Published by Microsoft

This book is aimed to provide an overview of general deep learning methodology and its applications to a variety of signal and information processing tasks. The application areas are chosen with the following three criteria: 1) expertise or knowledge of the authors; 2) the application areas that have already been transformed by the successful use of deep learning technology, such as speech recognition and computer vision; and 3) the application areas that have the potential to be impacted significantly by deep learning and that have gained concentrated research efforts, including natural language and text processing, information retrieval, and multimodal information processing empowered by multi-task deep learning.

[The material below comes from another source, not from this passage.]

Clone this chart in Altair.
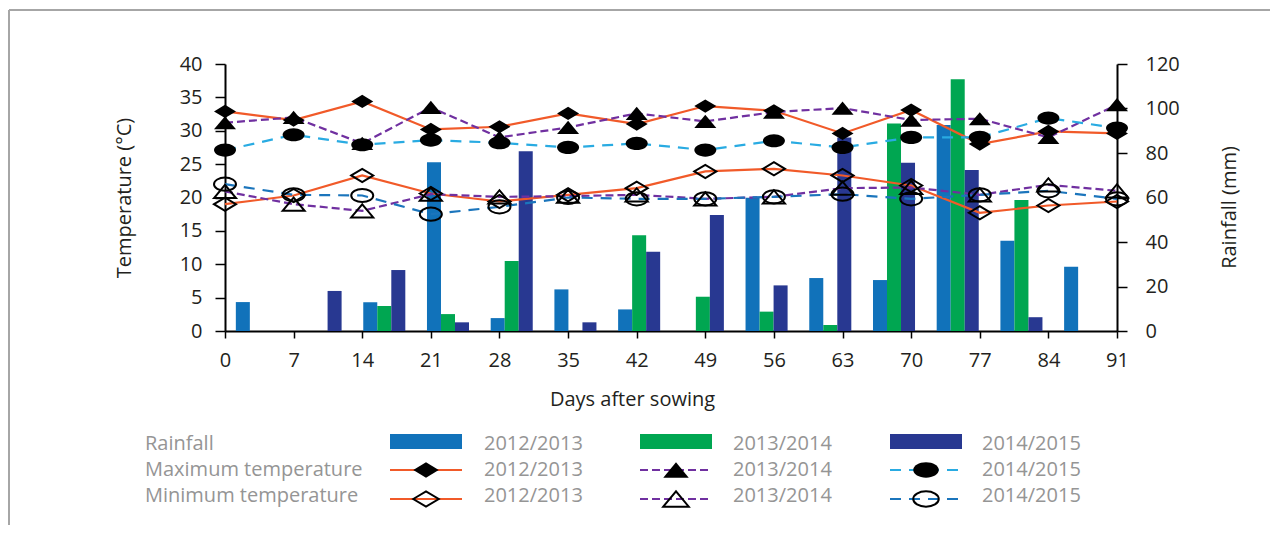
import altair as alt
import pandas as pd

# ---------------- data ----------------
days = [0, 7, 14, 21, 28, 35, 42, 49, 56, 63, 70, 77, 84, 91]
seasons = ["2012/2013", "2013/2014", "2014/2015"]
row_labels = ["Rainfall", "Maximum temperature", "Minimum temperature"]

rain_2012_13 = [13.0, 0, 12.9, 75.8, 5.8, 18.7, 9.7, 0, 59.9, 23.8, 22.9, 92.6, 40.6, 28.9]
rain_2013_14 = [0, 0, 11.2, 7.6, 31.5, 0, 43.0, 15.4, 8.7, 2.7, 93.3, 113.1, 58.9, 0]
rain_2014_15 = [0, 18.0, 27.4, 3.9, 80.8, 3.9, 35.6, 52.1, 20.5, 87.0, 75.6, 72.4, 6.2, 0]

tmax_2012_13 = [32.9, 31.6, 34.4, 30.2, 30.6, 32.6, 31.0, 33.7, 33.0, 29.6, 33.1, 28.0, 29.9, 29.6]
tmax_2013_14 = [31.2, 32.0, 28.1, 33.5, 29.0, 30.5, 32.6, 31.4, 32.8, 33.4, 31.6, 31.8, 29.0, 33.9]
tmax_2014_15 = [27.1, 29.4, 27.9, 28.6, 28.2, 27.5, 28.1, 27.1, 28.5, 27.5, 29.0, 29.0, 31.9, 30.4]
tmin_2012_13 = [19.0, 20.3, 23.3, 20.6, 19.4, 20.4, 21.4, 23.9, 24.3, 23.3, 21.8, 17.7, 18.8, 19.4]
tmin_2013_14 = [20.9, 19.0, 18.0, 20.5, 20.1, 20.2, 20.4, 19.8, 20.1, 21.4, 21.5, 20.4, 21.9, 21.0]
tmin_2014_15 = [22.0, 20.4, 20.3, 17.5, 18.6, 20.0, 19.8, 19.8, 20.1, 20.5, 19.8, 20.4, 21.0, 19.8]

# ---------------- style ----------------
W, H = 892, 267
FONT = "Open Sans"
BAR_COLORS = ["#1172ba", "#00a651", "#283891"]
ORANGE = "#f15a29"
PURPLE = "#7030a0"
CYAN = "#29abe2"
BLUE = "#1b75bc"
LEG_GRAY = "#959595"
TXT = "#231f20"

DIAMOND = "M -1 0 L 0 -0.6 L 1 0 L 0 0.6 Z"
TRIANGLE = "M -1 0.6 L 0 -0.6 L 1 0.6 Z"
ELLIPSE = "M -1 0 A 1 0.6 0 1 1 1 0 A 1 0.6 0 1 1 -1 0 Z"

axis_style = dict(
    labelFontSize=20, titleFontSize=20, titleFontWeight="normal",
    labelColor=TXT, titleColor=TXT, labelFont=FONT, titleFont=FONT,
    domainColor="black", domainWidth=2, tickColor="black", tickWidth=1.5,
    grid=False, labelFlush=False,
)

# ---------------- rainfall bars ----------------
rain_rows = []
for s, vals in zip(seasons, [rain_2012_13, rain_2013_14, rain_2014_15]):
    for d, v in zip(days, vals):
        rain_rows.append({"day": d, "season": s, "rain": v})
rain_df = pd.DataFrame(rain_rows)

bars = alt.Chart(rain_df).mark_bar().encode(
    x=alt.X("day:O", scale=alt.Scale(paddingInner=0.34, paddingOuter=0.17), axis=None),
    xOffset=alt.XOffset("season:N", scale=alt.Scale(domain=seasons)),
    y=alt.Y(
        "rain:Q",
        scale=alt.Scale(domain=[0, 120], nice=False),
        axis=alt.Axis(
            orient="right", values=list(range(0, 121, 20)), title="Rainfall (mm)",
            titleAngle=270, titleBaseline="alphabetic", titleAlign="center",
            titleX=118, titleY=143, tickSize=10, labelPadding=18, **axis_style,
        ),
    ),
    color=alt.Color("season:N", scale=alt.Scale(domain=seasons, range=BAR_COLORS), legend=None),
)

# ---------------- temperature lines ----------------
x_axis = alt.Axis(
    values=days, title="Days after sowing", tickSize=7, labelPadding=12,
    titleX=407, titleY=74, titleAlign="center", titleBaseline="alphabetic", **axis_style,
)
y_axis = alt.Axis(
    values=list(range(0, 41, 5)), title="Temperature (°C)", tickSize=10, labelPadding=13,
    titleAngle=270, titleX=-95, titleBaseline="alphabetic", titleAlign="center", **axis_style,
)
x_enc = alt.X("day:Q", scale=alt.Scale(domain=[0, 91], nice=False, zero=False), axis=x_axis)
y_enc = alt.Y("temp:Q", scale=alt.Scale(domain=[0, 40], nice=False), axis=y_axis)

line_styles = [
    (ORANGE, None, DIAMOND),
    (PURPLE, [8, 4], TRIANGLE),
    (CYAN, [11, 8], ELLIPSE),
]
min_colors = [ORANGE, PURPLE, BLUE]

temp_series = [
    (tmax_2012_13, 0, True), (tmax_2013_14, 1, True), (tmax_2014_15, 2, True),
    (tmin_2012_13, 0, False), (tmin_2013_14, 1, False), (tmin_2014_15, 2, False),
]


def line_kw(k, filled):
    col, dash, _ = line_styles[k]
    if not filled:
        col = min_colors[k]
    kw = dict(color=col, strokeWidth=2.2)
    if dash:
        kw["strokeDash"] = dash
    return kw


def point_kw(k, filled, size):
    shape = line_styles[k][2]
    kw = dict(shape=shape, size=size, opacity=1, color="black")
    if filled:
        kw.update(filled=True, strokeWidth=1)
    else:
        kw.update(filled=False, strokeWidth=2)
    return kw


lines, points = [], []
for vals, k, filled in temp_series:
    df = pd.DataFrame({"day": days, "temp": vals})
    lines.append(alt.Chart(df).mark_line(**line_kw(k, filled)).encode(x=x_enc, y=y_enc))
    points.append(alt.Chart(df).mark_point(**point_kw(k, filled, 484)).encode(x=x_enc, y=y_enc))

temp = alt.layer(*lines, *points)

# ---------------- custom legend & frame ----------------
one = pd.DataFrame({"k": [0]})
ROW_Y = [380, 406, 432]
LINE_Y = [None, 406, 435]
deco = []
for i, lab in enumerate(row_labels):
    deco.append(
        alt.Chart(one).mark_text(align="left", baseline="middle", fontSize=20, color=LEG_GRAY, font=FONT)
        .encode(x=alt.value(-80), y=alt.value(ROW_Y[i]), text=alt.value(lab))
    )
for c, s in enumerate(seasons):
    x0 = 165 + 250 * c
    deco.append(
        alt.Chart(one).mark_rect(color=BAR_COLORS[c])
        .encode(x=alt.value(x0), x2=alt.value(x0 + 72), y=alt.value(370), y2=alt.value(385))
    )
    for r in range(3):
        deco.append(
            alt.Chart(one).mark_text(align="left", baseline="middle", fontSize=20, color=LEG_GRAY, font=FONT)
            .encode(x=alt.value(259 + 249 * c), y=alt.value(ROW_Y[r]), text=alt.value(s))
        )
    for r, filled in ((1, True), (2, False)):
        deco.append(
            alt.Chart(one).mark_rule(**line_kw(c, filled))
            .encode(x=alt.value(x0), x2=alt.value(x0 + 72), y=alt.value(LINE_Y[r]))
        )
        deco.append(
            alt.Chart(one).mark_point(**point_kw(c, filled, 650))
            .encode(x=alt.value(x0 + 36), y=alt.value(LINE_Y[r]))
        )

FRAME = "#a6a6a6"
deco.append(
    alt.Chart(one).mark_rule(color=FRAME, strokeWidth=2)
    .encode(x=alt.value(-216), x2=alt.value(1045), y=alt.value(-54))
)
deco.append(
    alt.Chart(one).mark_rule(color=FRAME, strokeWidth=2)
    .encode(x=alt.value(-216), y=alt.value(-54), y2=alt.value(461))
)

chart = (
    alt.layer(bars, temp, *deco)
    .resolve_scale(x="independent", y="independent")
    .properties(width=W, height=H, padding={"left": 0, "top": 1, "right": 0, "bottom": 0})
    .configure(font=FONT)
    .configure_view(stroke=None)
)

chart.save("out.html", embed_options={"renderer": "svg", "actions": False})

In Chapter 1, we provide the background of deep learning, as intrinsically connected to the use of multiple layers of nonlinear transformations to derive features from the sensory signals such as speech and visual images. In the most recent literature, deep learning is embodied also as representation learning, which involves a hierarchy of features or concepts where higher-level representations of them are defined from lower-level ones and where the same lower-level representations help to define higher-level ones. In Chapter 2, a brief historical account of deep learning is presented. In particular, selected chronological development of speech recognition is used to illustrate the recent impact of deep learning that has become a dominant technology in speech recognition industry within only a few years since the start of a collaboration between academic and industrial researchers in applying deep learning to speech recognition. In Chapter 3, a three-way classification scheme for a large body of work in deep learning is developed. We classify a growing number of deep learning techniques into unsupervised, supervised, and hybrid categories, and present qualitative descriptions and a literature survey for each category. From Chapter 4 to Chapter 6, we discuss in detail three popular deep networks and related learning methods, one in each category. Chapter 4 is devoted to deep autoencoders as a prominent example of the unsupervised deep learning techniques. Chapter 5 gives a major example in the hybrid deep network category, which is the discriminative feed-forward neural network for supervised learning with many layers initialized using layer-by-layer generative, unsupervised pre-training. In Chapter 6, deep stacking networks and several of the variants are discussed in detail, which exemplify the discriminative or supervised deep learning techniques in the three-way categorization scheme.

In Chapters 7-11, we select a set of typical and successful applications of deep learning in diverse areas of signal and information processing and of applied artificial intelligence. In Chapter 7, we review the applications of deep learning to speech and audio processing, with emphasis on speech recognition organized according to several prominent themes. In Chapters 8, we present recent results of applying deep learning to language modeling and natural language processing. Chapter 9 is devoted to selected applications of deep learning to information retrieval including Web search. In Chapter 10, we cover selected applications of deep learning to image object recognition in computer vision. Selected applications of deep learning to multi-modal processing and multi-task learning are reviewed in Chapter 11. Finally, an epilogue is given in Chapter 12 to summarize what we presented in earlier chapters and to discuss future challenges and directions.